[Start of Stored rows]

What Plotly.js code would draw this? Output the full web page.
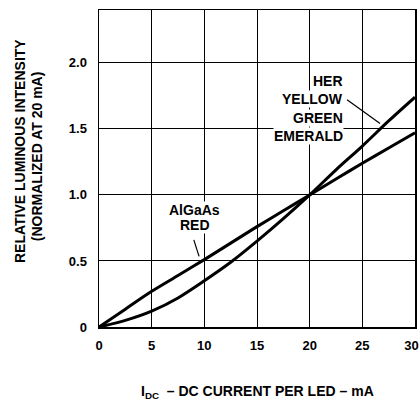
<!DOCTYPE html>
<html><head><meta charset="utf-8">
<script src="https://cdn.plot.ly/plotly-3.0.1.min.js"></script>
<style>html,body{margin:0;padding:0;background:#fff}#chart{width:419px;height:400px}</style>
</head><body><div id="chart"></div>
<script>
const currentMA = [0, 2.5, 5, 7.5, 10, 12.5, 15, 17.5, 20, 22.5, 25, 27.5, 30];
const herYellowGreenEmerald = [0, 0.05, 0.12, 0.22, 0.35, 0.49, 0.65, 0.82, 1.0, 1.19, 1.37, 1.56, 1.74];
const alGaAsRed = [0, 0.135, 0.27, 0.39, 0.51, 0.635, 0.76, 0.88, 1.0, 1.12, 1.24, 1.355, 1.47];
const xTickVals = [0, 5, 10, 15, 20, 25, 30];
const xTickText = ['0', '5', '10', '15', '20', '25', '30\u00a0\u00a0'];
const yTickVals = [0, 0.5, 1.0, 1.5, 2.0];
const yTickText = ['0', '0.5', '1.0', '1.5', '2.0'];
const herLabels = ['HER', 'YELLOW', 'GREEN', 'EMERALD'];
const herLabelY = [1.864, 1.728, 1.585, 1.449];
const redLabels = ['AlGaAs', 'RED'];
const redLabelY = [0.883, 0.774];

const F = 'Liberation Sans, Arial, Helvetica, sans-serif';
const lineStyle = {color: '#000', width: 3, shape: 'spline', smoothing: 0.8};
const traces = [
  {x: currentMA, y: herYellowGreenEmerald, mode: 'lines', line: lineStyle, hoverinfo: 'skip'},
  {x: currentMA, y: alGaAsRed, mode: 'lines', line: lineStyle, hoverinfo: 'skip'}
];
const ann = [];
herLabels.forEach((t, i) => ann.push({x: 23.26, y: herLabelY[i], xref: 'x', yref: 'y', text: t, showarrow: false,
  xanchor: 'right', yanchor: 'middle', font: {family: F, size: 14, color: '#000', weight: 'bold'}, bgcolor: '#fff', borderpad: 0}));
redLabels.forEach((t, i) => ann.push({x: 9.1, y: redLabelY[i], xref: 'x', yref: 'y', text: t, showarrow: false,
  xanchor: 'center', yanchor: 'middle', font: {family: F, size: 14, color: '#000', weight: 'bold'}, bgcolor: '#fff', borderpad: 0}));
ann.push({x: -0.25, y: 0.555, xref: 'paper', yref: 'paper', text: 'RELATIVE LUMINOUS INTENSITY', textangle: -90,
  showarrow: false, xanchor: 'center', yanchor: 'middle', font: {family: F, size: 14, color: '#000', weight: 'bold'}});
ann.push({x: -0.196, y: 0.539, xref: 'paper', yref: 'paper', text: '(NORMALIZED AT 20 mA)', textangle: -90,
  showarrow: false, xanchor: 'center', yanchor: 'middle', font: {family: F, size: 14, color: '#000', weight: 'bold'}});
ann.push({x: 0.5, y: -0.205, xref: 'paper', yref: 'paper', text: 'I<sub>DC</sub>  – DC CURRENT PER LED – mA',
  showarrow: false, xanchor: 'center', yanchor: 'middle', font: {family: F, size: 14, color: '#000', weight: 'bold'}});

const layout = {
  width: 419, height: 400,
  margin: {l: 99, r: 4, t: 10, b: 73},
  paper_bgcolor: '#fff', plot_bgcolor: '#fff',
  showlegend: false,
  xaxis: {range: [0, 30], tickvals: xTickVals, ticktext: xTickText, showgrid: true, gridcolor: '#000', gridwidth: 1,
    zeroline: false, showline: true, linecolor: '#000', linewidth: 1.5, mirror: true, ticks: '',
    ticklabeloverflow: 'allow',
    tickfont: {family: F, size: 13, color: '#000', weight: 'bold'}, ticklabelstandoff: 6, fixedrange: true},
  yaxis: {range: [0, 2.4], tickvals: yTickVals, ticktext: yTickText, showgrid: true, gridcolor: '#000', gridwidth: 1,
    zeroline: false, showline: true, linecolor: '#000', linewidth: 1.5, mirror: true, ticks: '',
    tickfont: {family: F, size: 13, color: '#000', weight: 'bold'}, ticklabelstandoff: 8, fixedrange: true},
  annotations: ann,
  shapes: [
    {type: 'line', xref: 'x', yref: 'y', x0: 9.0, y0: 0.66, x1: 9.5, y1: 0.535, line: {color: '#000', width: 1.2}, layer: 'above'},
    {type: 'line', xref: 'x', yref: 'y', x0: 23.55, y0: 1.721, x1: 26.68, y1: 1.54, line: {color: '#000', width: 1.2}, layer: 'above'}
  ]
};
Plotly.newPlot('chart', traces, layout, {staticPlot: true, displayModeBar: false});
</script></body></html>
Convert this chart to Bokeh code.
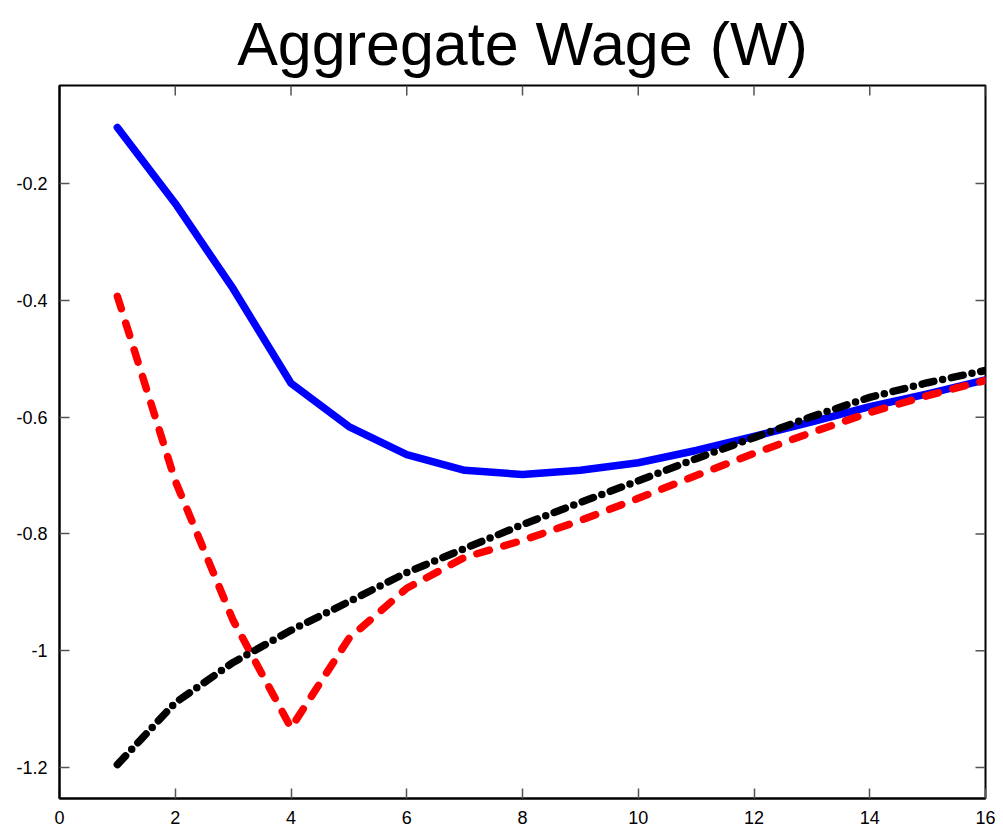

[End of Stored rows]

▶ Written problem
All the lines above are to be given again exactly as they read, with the pictures removed.

▶ Written solution
What Plotly.js code would draw this? Output the full web page.
<!DOCTYPE html>
<html><head><meta charset="utf-8">
<script src="https://cdn.plot.ly/plotly-3.0.1.min.js"></script>
<style>html,body{margin:0;padding:0;background:#fff}#chart{width:419px;height:400px}</style>
</head><body><div id="chart"></div>
<script>
const currentMA = [0, 2.5, 5, 7.5, 10, 12.5, 15, 17.5, 20, 22.5, 25, 27.5, 30];
const herYellowGreenEmerald = [0, 0.05, 0.12, 0.22, 0.35, 0.49, 0.65, 0.82, 1.0, 1.19, 1.37, 1.56, 1.74];
const alGaAsRed = [0, 0.135, 0.27, 0.39, 0.51, 0.635, 0.76, 0.88, 1.0, 1.12, 1.24, 1.355, 1.47];
const xTickVals = [0, 5, 10, 15, 20, 25, 30];
const xTickText = ['0', '5', '10', '15', '20', '25', '30\u00a0\u00a0'];
const yTickVals = [0, 0.5, 1.0, 1.5, 2.0];
const yTickText = ['0', '0.5', '1.0', '1.5', '2.0'];
const herLabels = ['HER', 'YELLOW', 'GREEN', 'EMERALD'];
const herLabelY = [1.864, 1.728, 1.585, 1.449];
const redLabels = ['AlGaAs', 'RED'];
const redLabelY = [0.883, 0.774];

const F = 'Liberation Sans, Arial, Helvetica, sans-serif';
const lineStyle = {color: '#000', width: 3, shape: 'spline', smoothing: 0.8};
const traces = [
  {x: currentMA, y: herYellowGreenEmerald, mode: 'lines', line: lineStyle, hoverinfo: 'skip'},
  {x: currentMA, y: alGaAsRed, mode: 'lines', line: lineStyle, hoverinfo: 'skip'}
];
const ann = [];
herLabels.forEach((t, i) => ann.push({x: 23.26, y: herLabelY[i], xref: 'x', yref: 'y', text: t, showarrow: false,
  xanchor: 'right', yanchor: 'middle', font: {family: F, size: 14, color: '#000', weight: 'bold'}, bgcolor: '#fff', borderpad: 0}));
redLabels.forEach((t, i) => ann.push({x: 9.1, y: redLabelY[i], xref: 'x', yref: 'y', text: t, showarrow: false,
  xanchor: 'center', yanchor: 'middle', font: {family: F, size: 14, color: '#000', weight: 'bold'}, bgcolor: '#fff', borderpad: 0}));
ann.push({x: -0.25, y: 0.555, xref: 'paper', yref: 'paper', text: 'RELATIVE LUMINOUS INTENSITY', textangle: -90,
  showarrow: false, xanchor: 'center', yanchor: 'middle', font: {family: F, size: 14, color: '#000', weight: 'bold'}});
ann.push({x: -0.196, y: 0.539, xref: 'paper', yref: 'paper', text: '(NORMALIZED AT 20 mA)', textangle: -90,
  showarrow: false, xanchor: 'center', yanchor: 'middle', font: {family: F, size: 14, color: '#000', weight: 'bold'}});
ann.push({x: 0.5, y: -0.205, xref: 'paper', yref: 'paper', text: 'I<sub>DC</sub>  – DC CURRENT PER LED – mA',
  showarrow: false, xanchor: 'center', yanchor: 'middle', font: {family: F, size: 14, color: '#000', weight: 'bold'}});

const layout = {
  width: 419, height: 400,
  margin: {l: 99, r: 4, t: 10, b: 73},
  paper_bgcolor: '#fff', plot_bgcolor: '#fff',
  showlegend: false,
  xaxis: {range: [0, 30], tickvals: xTickVals, ticktext: xTickText, showgrid: true, gridcolor: '#000', gridwidth: 1,
    zeroline: false, showline: true, linecolor: '#000', linewidth: 1.5, mirror: true, ticks: '',
    ticklabeloverflow: 'allow',
    tickfont: {family: F, size: 13, color: '#000', weight: 'bold'}, ticklabelstandoff: 6, fixedrange: true},
  yaxis: {range: [0, 2.4], tickvals: yTickVals, ticktext: yTickText, showgrid: true, gridcolor: '#000', gridwidth: 1,
    zeroline: false, showline: true, linecolor: '#000', linewidth: 1.5, mirror: true, ticks: '',
    tickfont: {family: F, size: 13, color: '#000', weight: 'bold'}, ticklabelstandoff: 8, fixedrange: true},
  annotations: ann,
  shapes: [
    {type: 'line', xref: 'x', yref: 'y', x0: 9.0, y0: 0.66, x1: 9.5, y1: 0.535, line: {color: '#000', width: 1.2}, layer: 'above'},
    {type: 'line', xref: 'x', yref: 'y', x0: 23.55, y0: 1.721, x1: 26.68, y1: 1.54, line: {color: '#000', width: 1.2}, layer: 'above'}
  ]
};
Plotly.newPlot('chart', traces, layout, {staticPlot: true, displayModeBar: false});
</script></body></html>
Convert this chart to Bokeh code.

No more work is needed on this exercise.